Begin Data to process

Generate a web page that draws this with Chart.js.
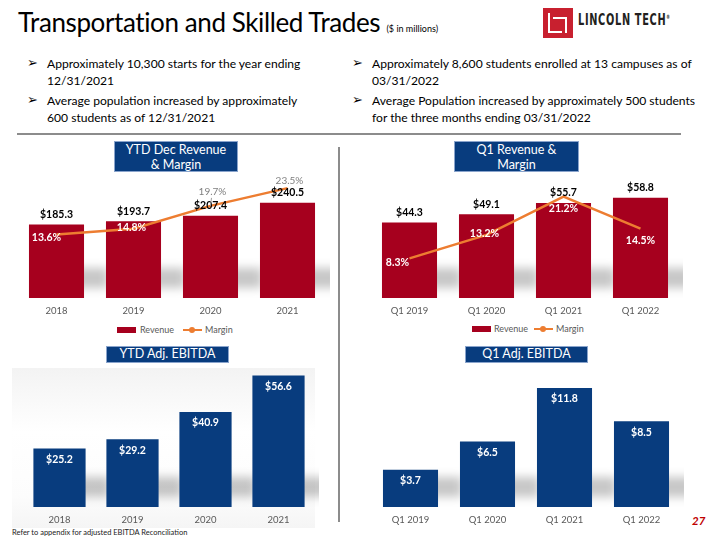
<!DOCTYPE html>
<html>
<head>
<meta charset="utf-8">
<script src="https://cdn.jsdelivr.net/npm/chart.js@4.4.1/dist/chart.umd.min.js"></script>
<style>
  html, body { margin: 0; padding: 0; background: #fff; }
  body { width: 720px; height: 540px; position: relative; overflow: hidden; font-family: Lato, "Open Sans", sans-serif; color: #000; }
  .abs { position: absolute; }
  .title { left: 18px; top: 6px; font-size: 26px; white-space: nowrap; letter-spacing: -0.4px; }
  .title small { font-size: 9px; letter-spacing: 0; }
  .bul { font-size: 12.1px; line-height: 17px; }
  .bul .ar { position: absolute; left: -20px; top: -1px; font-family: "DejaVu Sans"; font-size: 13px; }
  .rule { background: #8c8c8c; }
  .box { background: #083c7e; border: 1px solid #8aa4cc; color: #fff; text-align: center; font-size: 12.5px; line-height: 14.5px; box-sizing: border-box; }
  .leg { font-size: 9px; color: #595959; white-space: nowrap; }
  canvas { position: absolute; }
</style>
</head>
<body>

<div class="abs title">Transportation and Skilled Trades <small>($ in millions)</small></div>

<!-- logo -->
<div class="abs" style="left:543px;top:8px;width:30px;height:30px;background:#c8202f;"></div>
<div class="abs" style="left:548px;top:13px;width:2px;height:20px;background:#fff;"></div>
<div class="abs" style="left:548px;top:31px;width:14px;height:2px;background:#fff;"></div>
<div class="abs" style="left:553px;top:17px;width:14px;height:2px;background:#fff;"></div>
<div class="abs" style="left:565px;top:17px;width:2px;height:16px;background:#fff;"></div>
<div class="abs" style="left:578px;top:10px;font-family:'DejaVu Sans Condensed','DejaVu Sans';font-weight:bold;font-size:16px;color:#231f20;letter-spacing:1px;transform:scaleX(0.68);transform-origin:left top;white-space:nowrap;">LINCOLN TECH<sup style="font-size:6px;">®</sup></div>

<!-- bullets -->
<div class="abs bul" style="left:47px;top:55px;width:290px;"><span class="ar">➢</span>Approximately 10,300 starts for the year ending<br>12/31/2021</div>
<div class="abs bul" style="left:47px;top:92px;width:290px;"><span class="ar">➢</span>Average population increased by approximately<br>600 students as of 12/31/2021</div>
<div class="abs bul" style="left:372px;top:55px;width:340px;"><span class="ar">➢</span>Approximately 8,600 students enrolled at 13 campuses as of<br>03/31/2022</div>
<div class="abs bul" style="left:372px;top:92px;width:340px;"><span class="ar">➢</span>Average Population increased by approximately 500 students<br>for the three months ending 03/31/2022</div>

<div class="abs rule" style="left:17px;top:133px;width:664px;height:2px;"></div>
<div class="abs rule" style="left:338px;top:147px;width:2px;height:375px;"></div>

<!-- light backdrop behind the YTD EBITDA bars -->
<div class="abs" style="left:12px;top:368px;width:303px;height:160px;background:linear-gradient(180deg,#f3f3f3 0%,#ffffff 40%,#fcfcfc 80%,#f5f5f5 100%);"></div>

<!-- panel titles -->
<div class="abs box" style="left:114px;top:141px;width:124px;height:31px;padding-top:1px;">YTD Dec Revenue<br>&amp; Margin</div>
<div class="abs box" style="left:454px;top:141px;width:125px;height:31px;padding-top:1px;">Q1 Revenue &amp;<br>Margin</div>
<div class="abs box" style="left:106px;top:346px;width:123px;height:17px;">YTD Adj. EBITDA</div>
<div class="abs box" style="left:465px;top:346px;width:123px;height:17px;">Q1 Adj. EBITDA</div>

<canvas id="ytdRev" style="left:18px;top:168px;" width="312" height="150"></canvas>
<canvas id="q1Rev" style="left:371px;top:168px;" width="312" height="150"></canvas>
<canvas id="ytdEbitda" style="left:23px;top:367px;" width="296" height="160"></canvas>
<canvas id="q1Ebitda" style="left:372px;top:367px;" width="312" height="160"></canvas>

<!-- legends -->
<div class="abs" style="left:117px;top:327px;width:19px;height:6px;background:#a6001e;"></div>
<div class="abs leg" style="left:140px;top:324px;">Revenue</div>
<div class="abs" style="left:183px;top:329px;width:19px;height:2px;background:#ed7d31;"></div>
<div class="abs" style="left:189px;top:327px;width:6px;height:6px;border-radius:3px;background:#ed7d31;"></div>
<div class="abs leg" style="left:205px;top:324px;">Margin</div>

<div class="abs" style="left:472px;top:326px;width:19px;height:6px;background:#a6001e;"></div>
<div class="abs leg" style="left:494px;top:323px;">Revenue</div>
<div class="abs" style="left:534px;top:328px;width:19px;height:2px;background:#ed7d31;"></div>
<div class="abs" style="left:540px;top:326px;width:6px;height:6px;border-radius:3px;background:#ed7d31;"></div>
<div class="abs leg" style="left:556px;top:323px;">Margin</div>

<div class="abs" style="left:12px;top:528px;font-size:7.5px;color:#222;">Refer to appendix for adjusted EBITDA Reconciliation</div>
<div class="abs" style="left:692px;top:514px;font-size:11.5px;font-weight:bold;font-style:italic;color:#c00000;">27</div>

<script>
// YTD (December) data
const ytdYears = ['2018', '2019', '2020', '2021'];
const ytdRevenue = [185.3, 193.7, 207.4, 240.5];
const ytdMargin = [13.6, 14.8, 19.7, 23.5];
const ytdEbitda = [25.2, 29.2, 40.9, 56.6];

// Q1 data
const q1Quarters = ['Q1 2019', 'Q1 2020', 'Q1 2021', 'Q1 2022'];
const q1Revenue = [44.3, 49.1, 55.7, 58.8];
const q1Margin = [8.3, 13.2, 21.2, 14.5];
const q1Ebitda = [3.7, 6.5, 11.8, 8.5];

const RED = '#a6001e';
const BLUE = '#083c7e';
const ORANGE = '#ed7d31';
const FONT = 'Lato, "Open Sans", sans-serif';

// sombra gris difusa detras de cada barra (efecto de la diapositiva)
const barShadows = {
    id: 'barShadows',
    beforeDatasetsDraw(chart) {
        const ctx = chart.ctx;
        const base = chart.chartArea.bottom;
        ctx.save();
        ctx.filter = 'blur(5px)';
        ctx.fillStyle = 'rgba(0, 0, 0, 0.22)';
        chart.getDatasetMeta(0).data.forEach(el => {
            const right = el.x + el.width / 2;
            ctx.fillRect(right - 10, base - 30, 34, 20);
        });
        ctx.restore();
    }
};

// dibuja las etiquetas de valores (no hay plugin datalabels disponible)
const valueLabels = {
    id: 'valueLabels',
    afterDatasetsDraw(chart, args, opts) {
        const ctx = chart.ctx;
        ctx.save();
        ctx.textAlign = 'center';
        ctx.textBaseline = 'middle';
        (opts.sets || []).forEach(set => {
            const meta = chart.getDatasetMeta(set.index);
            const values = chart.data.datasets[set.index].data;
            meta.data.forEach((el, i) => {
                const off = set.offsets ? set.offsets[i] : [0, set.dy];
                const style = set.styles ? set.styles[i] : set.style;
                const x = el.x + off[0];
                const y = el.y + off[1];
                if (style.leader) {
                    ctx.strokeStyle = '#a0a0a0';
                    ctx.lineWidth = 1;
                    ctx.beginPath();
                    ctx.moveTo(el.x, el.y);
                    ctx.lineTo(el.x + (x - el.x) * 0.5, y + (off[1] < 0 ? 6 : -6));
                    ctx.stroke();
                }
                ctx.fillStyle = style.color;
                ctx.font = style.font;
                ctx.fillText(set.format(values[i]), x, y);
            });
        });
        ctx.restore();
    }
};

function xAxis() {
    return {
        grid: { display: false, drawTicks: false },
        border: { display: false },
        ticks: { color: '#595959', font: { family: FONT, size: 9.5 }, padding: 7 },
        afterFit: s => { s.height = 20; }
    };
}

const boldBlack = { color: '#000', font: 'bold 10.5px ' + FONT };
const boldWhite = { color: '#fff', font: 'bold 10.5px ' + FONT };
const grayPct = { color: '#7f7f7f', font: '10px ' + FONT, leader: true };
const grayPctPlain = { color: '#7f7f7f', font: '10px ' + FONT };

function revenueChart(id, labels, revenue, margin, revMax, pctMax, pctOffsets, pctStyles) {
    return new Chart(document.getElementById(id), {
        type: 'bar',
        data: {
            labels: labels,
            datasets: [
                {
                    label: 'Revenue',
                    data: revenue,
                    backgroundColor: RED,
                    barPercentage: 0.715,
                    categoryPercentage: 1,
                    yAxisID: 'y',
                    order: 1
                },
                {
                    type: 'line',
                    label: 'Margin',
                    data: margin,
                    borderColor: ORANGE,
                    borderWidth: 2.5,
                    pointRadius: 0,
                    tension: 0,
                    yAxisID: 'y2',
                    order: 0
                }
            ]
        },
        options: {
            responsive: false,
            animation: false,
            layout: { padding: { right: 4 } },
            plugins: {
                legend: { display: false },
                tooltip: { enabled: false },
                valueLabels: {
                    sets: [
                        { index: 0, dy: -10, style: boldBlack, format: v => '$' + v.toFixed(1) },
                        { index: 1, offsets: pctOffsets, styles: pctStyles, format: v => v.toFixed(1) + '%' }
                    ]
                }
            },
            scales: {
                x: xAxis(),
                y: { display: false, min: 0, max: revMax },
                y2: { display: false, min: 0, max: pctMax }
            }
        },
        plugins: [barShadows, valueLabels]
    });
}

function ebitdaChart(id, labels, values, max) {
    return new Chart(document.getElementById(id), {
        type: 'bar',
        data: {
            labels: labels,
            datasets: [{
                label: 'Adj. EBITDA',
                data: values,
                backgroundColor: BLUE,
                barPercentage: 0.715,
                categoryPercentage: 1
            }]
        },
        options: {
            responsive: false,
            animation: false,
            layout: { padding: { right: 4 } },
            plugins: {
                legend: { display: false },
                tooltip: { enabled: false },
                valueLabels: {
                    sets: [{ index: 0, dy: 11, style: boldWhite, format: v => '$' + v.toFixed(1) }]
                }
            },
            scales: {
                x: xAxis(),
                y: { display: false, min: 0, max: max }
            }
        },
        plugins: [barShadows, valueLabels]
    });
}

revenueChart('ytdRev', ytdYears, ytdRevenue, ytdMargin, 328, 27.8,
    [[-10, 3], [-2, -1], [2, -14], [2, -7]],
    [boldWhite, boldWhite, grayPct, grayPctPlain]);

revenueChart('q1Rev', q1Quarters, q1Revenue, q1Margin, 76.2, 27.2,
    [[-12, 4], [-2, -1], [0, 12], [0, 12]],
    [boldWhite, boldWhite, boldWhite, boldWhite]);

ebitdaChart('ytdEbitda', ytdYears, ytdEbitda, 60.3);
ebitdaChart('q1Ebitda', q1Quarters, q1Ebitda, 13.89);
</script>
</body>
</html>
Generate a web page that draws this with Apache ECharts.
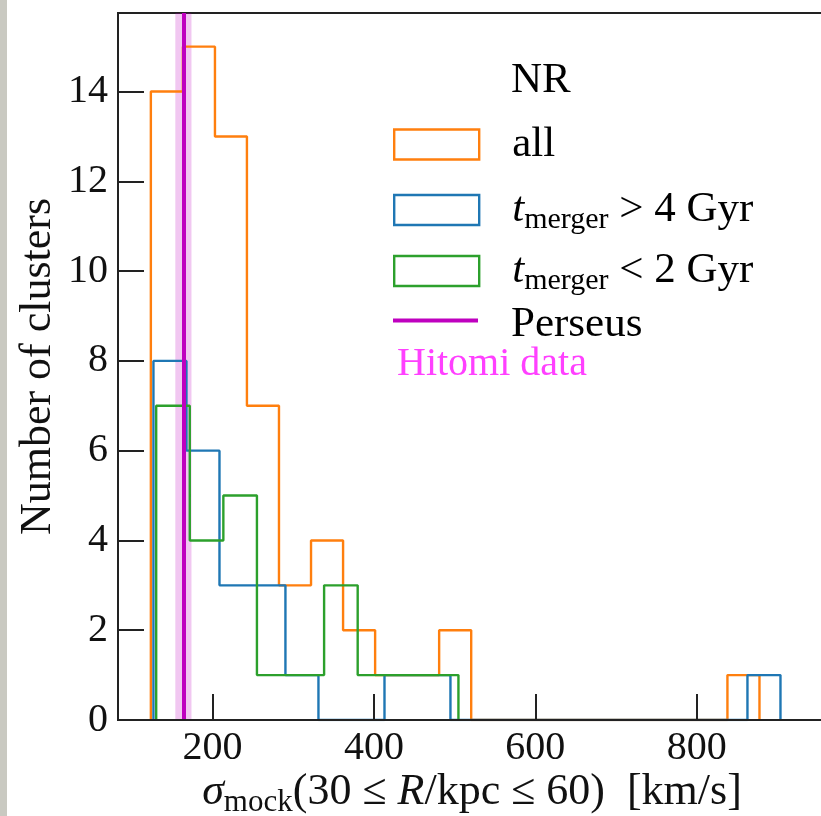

End Data to process

> [Problem to solve]: Repeat exactly the lines from the first line of the records above through the line containing "<small>($ in millions)</small></div>", both included. Leave out the pictures.

> [Correct result]:
Generate a web page that draws this with Chart.js.
<!DOCTYPE html>
<html>
<head>
<meta charset="utf-8">
<script src="https://cdn.jsdelivr.net/npm/chart.js@4.4.1/dist/chart.umd.min.js"></script>
<style>
  html, body { margin: 0; padding: 0; background: #fff; }
  body { width: 720px; height: 540px; position: relative; overflow: hidden; font-family: Lato, "Open Sans", sans-serif; color: #000; }
  .abs { position: absolute; }
  .title { left: 18px; top: 6px; font-size: 26px; white-space: nowrap; letter-spacing: -0.4px; }
  .title small { font-size: 9px; letter-spacing: 0; }
  .bul { font-size: 12.1px; line-height: 17px; }
  .bul .ar { position: absolute; left: -20px; top: -1px; font-family: "DejaVu Sans"; font-size: 13px; }
  .rule { background: #8c8c8c; }
  .box { background: #083c7e; border: 1px solid #8aa4cc; color: #fff; text-align: center; font-size: 12.5px; line-height: 14.5px; box-sizing: border-box; }
  .leg { font-size: 9px; color: #595959; white-space: nowrap; }
  canvas { position: absolute; }
</style>
</head>
<body>

<div class="abs title">Transportation and Skilled Trades <small>($ in millions)</small></div>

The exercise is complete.